Task to carry out: Identify the lines containing the word "chart". Copy each one.

begin Information provided

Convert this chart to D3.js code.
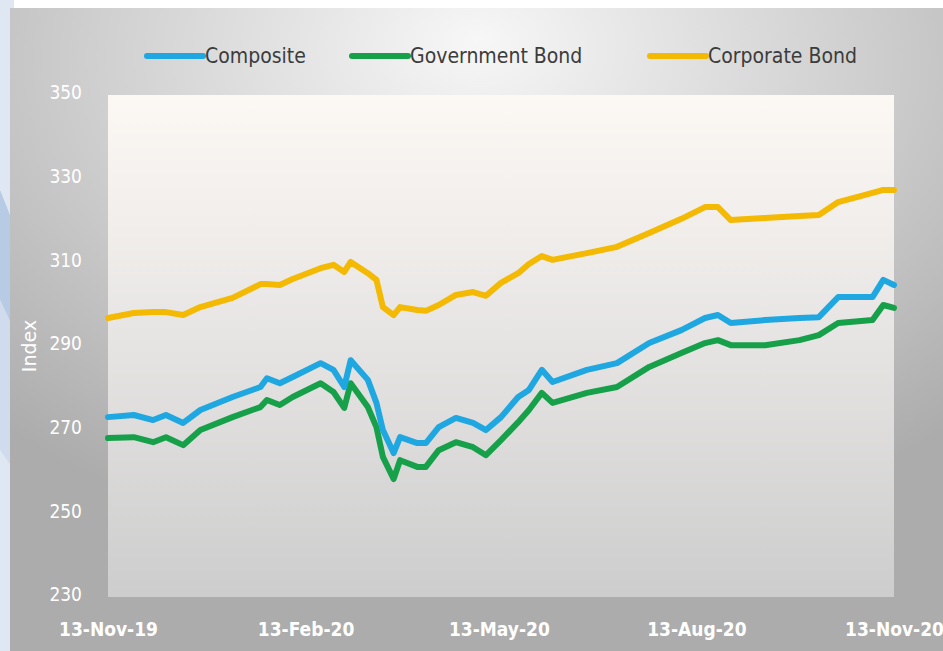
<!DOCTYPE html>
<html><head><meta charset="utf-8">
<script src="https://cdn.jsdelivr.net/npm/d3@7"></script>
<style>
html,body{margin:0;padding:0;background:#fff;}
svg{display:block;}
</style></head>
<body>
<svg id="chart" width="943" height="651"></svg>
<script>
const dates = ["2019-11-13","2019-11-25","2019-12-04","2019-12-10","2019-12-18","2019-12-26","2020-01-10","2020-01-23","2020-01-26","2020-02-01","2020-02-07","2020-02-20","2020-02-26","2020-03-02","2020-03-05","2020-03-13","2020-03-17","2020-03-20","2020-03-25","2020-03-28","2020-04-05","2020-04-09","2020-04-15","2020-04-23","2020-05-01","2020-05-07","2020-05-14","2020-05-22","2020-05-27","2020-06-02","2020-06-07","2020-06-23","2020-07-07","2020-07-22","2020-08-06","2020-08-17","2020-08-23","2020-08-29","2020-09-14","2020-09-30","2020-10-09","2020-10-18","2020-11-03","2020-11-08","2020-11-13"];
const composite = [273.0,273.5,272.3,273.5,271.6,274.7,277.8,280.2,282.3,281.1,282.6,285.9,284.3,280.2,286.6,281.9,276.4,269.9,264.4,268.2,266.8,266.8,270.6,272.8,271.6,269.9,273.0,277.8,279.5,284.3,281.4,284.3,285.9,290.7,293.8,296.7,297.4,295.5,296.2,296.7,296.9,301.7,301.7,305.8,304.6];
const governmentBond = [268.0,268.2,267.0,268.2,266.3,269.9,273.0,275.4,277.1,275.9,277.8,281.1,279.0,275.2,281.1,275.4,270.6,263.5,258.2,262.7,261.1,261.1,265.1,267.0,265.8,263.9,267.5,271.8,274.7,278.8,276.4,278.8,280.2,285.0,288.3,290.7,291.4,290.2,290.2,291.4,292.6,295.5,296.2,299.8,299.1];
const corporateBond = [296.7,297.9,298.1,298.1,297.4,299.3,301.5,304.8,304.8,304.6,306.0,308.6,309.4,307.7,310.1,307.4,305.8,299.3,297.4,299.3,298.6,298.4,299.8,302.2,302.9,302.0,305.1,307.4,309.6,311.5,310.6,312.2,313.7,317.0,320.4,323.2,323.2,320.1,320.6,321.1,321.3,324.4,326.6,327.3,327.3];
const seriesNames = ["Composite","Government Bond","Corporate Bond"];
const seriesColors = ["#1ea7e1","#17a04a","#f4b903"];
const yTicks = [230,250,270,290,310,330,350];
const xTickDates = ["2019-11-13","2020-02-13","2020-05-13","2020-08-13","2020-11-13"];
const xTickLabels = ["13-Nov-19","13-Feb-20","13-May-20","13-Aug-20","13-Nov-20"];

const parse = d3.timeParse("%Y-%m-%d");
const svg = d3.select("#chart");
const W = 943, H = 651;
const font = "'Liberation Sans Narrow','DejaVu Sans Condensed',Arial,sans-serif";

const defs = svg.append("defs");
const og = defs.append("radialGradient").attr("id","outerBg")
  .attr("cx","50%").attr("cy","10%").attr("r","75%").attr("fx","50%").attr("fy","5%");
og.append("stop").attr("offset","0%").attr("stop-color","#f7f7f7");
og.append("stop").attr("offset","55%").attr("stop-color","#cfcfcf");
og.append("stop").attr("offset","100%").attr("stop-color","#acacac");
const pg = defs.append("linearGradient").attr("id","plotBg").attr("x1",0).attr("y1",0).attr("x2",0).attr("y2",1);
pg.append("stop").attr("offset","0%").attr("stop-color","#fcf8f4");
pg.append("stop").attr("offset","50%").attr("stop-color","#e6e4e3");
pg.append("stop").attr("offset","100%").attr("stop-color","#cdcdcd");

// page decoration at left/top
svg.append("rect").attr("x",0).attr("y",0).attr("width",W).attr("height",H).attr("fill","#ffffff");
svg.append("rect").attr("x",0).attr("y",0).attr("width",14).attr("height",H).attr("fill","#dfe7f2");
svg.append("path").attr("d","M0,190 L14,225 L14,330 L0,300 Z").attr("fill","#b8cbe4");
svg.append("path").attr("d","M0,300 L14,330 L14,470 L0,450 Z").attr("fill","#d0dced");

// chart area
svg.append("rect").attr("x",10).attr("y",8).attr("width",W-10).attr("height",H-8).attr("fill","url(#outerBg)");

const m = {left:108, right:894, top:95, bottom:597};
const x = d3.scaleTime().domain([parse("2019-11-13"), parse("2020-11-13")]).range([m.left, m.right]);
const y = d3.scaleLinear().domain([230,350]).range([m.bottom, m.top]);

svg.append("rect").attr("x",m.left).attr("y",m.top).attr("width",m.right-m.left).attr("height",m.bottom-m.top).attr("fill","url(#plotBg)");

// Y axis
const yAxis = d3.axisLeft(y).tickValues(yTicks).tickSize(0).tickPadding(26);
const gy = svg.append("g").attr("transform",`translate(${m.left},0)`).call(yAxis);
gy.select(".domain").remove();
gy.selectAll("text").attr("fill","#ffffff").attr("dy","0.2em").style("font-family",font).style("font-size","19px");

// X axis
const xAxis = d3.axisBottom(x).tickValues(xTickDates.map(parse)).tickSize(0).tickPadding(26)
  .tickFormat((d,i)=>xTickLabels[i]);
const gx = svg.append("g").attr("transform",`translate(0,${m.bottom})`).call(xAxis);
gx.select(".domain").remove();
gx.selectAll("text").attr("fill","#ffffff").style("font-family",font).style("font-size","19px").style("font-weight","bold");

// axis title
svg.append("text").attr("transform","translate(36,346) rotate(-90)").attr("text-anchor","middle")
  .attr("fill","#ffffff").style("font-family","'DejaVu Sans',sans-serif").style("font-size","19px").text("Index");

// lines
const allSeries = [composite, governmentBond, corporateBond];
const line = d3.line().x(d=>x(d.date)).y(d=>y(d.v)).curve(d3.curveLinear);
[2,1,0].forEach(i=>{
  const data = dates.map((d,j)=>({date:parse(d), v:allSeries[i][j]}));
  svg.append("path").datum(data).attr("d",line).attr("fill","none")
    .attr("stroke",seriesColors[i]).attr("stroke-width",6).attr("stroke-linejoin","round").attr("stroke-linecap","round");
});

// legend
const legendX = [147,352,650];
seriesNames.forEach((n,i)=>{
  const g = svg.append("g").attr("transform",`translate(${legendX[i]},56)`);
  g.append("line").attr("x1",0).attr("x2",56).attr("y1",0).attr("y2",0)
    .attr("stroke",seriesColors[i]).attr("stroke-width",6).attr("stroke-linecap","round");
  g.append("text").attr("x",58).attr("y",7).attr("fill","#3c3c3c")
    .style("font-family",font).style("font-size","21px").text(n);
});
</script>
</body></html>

end Information provided

Answer:
Convert this chart to D3.js code.
<svg id="chart" width="943" height="651"></svg>
const svg = d3.select("#chart");
// chart area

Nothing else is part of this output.